This short novel, or extended essay is a morality story, a comparison of materialism and spirituality, a critique of the way modern society is too embedded in materialism, and of how actions have consequences. Through the device of planning a bank robbery the protagonist encounters various situations where these two concepts are put into juxtaposition and compared. It culminates in him deciding that the moral, spiritual path is better to follow than the materialistic one.
Written in the first person singular, the author describes the town of Firgo as
purgatory,
a time slip,
an elaborate yet momentary hallucination.
Firgo is the place where he goes to make his comparison. Firgo is a critique of modern society. None of the roads in Firgo lead to somewhere else; they always lead back to Firgo. Everything here goes around in predictable routine in circles; nothing ever changes, nothing is questioned or improved, nothing evolves. There is a feeling of apathy.
We live life here at a different pace here. You'll soon get used to it.
We don't worry about that sort of thing most of the time.
What else is there?
Firgo is inhabited by characters who are defined by their narrow civic roles and how they go no further than that role to see a wider perspective.

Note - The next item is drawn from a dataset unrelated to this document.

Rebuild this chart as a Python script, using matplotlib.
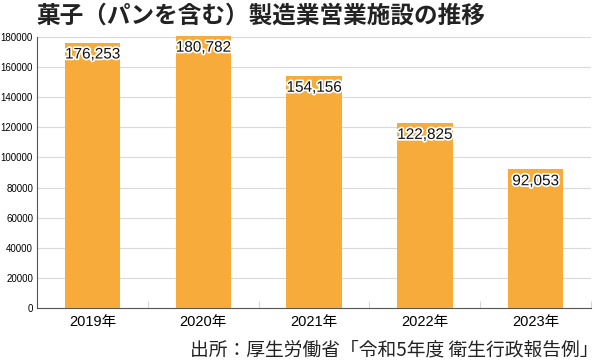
import matplotlib
matplotlib.use("Agg")
import matplotlib.pyplot as plt
import matplotlib.patheffects as pe
from matplotlib.ticker import FixedLocator

plt.rcParams['font.family'] = ['Noto Sans CJK JP', 'DejaVu Sans']

categories = ["2019年", "2020年", "2021年", "2022年", "2023年"]
values = [176253, 180782, 154156, 122825, 92053]
yticks = [0, 20000, 40000, 60000, 80000, 100000, 120000, 140000, 160000, 180000]
title = "菓子（パンを含む）製造業営業施設の推移"
source = "出所：厚生労働省「令和5年度 衛生行政報告例」"

fig = plt.figure(figsize=(6.0, 3.61), dpi=100)
ax = fig.add_axes([0.062, 0.147, 0.923, 0.7505])

x = list(range(len(categories)))
bars = ax.bar(x, values, width=0.5, color="#F6AB3B", zorder=3, clip_on=False)

ax.set_xlim(-0.5, len(categories) - 0.5)
ax.set_ylim(0, 180000)
ax.set_yticks(yticks)
ax.set_yticklabels([str(v) for v in yticks], fontsize=7, family=['Liberation Sans', 'DejaVu Sans'])
ax.set_xticks(x)
ax.set_xticklabels(categories, fontsize=10.5, family=['Liberation Sans', 'Noto Sans CJK JP'])
ax.xaxis.set_minor_locator(FixedLocator([i + 0.5 for i in x[:-1]] + [len(categories) - 0.5]))
ax.tick_params(axis='x', which='major', length=0, pad=5)
ax.tick_params(axis='x', which='minor', length=5, color="#cccccc", direction='in')
ax.tick_params(axis='y', length=0, pad=3)
ax.grid(axis='y', color="#d9d9d9", linewidth=0.8, zorder=0)

for s in ['top', 'right']:
    ax.spines[s].set_visible(False)
for s in ['left', 'bottom']:
    ax.spines[s].set_color("#555555")
    ax.spines[s].set_linewidth(0.8)

for xi, v in zip(x, values):
    ax.annotate(f"{v:,}", (xi, v), xytext=(0, -3.5), textcoords='offset points',
                ha='center', va='top', fontsize=11, color="#111111", zorder=5,
                family=['Liberation Sans', 'DejaVu Sans'], annotation_clip=False,
                path_effects=[pe.withStroke(linewidth=2.5, foreground='white')])

fig.text(0.435, 0.958, title, ha='center', va='center', fontsize=17, fontweight='bold', color="#222222")
fig.text(0.997, 0.03, source, ha='right', va='center', fontsize=13.5, color="#222222")

fig.savefig("out.png", dpi=100)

...it might do them good to see the world outside , and speak to somebody whose first name isn't The.
The Inn Keeper, The Shopkeeper, The Journalist,The School Teacher,The Postman, The Housewife,The Traffic Warden, The Newsagent (same person as The Shopkeeper?), The Victim, The Little Girl Lost, The Worried Mother, The Absent Father. All these can only think within the parameters of their role and job; they cannot think independently as individuals to make their own decisions, jobsworths. I have seen this literary device of defining unnamed characters by their societal roles in the book “Milkman” by Anna Burns which won the Man Booker Prize in 2018.
Over it all hangs the question of consequence, retribution and karma.
I wouldn't worry about it Sir. Everybody settles up in the end.
You're welcome to stay as long as you like, and I trust you to take care of the bill at whatever time is convenient to you, Sir
Everybody settles up in the end
There are smaller subplots to symbolise the debates that are going on inside the protagonist's mind. A crying lost child, a man being mugged, the Inn Keeper's wife trying to seduce him. In each case he makes a decision based on spiritual morals and not materialistic gain.
The novel ends with protagonist making what he considers the right decision and moving forward into reality again.
I liked this short novel. The brevity meant it never became a burden and was easy to analyse. There were some uses of English I disagreed with: as an editor I would have questioned them with the author, but that's okay, that's his style. The publisher Kristell Ink, is a subsection of Grimbold Books which deals with science fiction and fantasy. The printer was Amazon.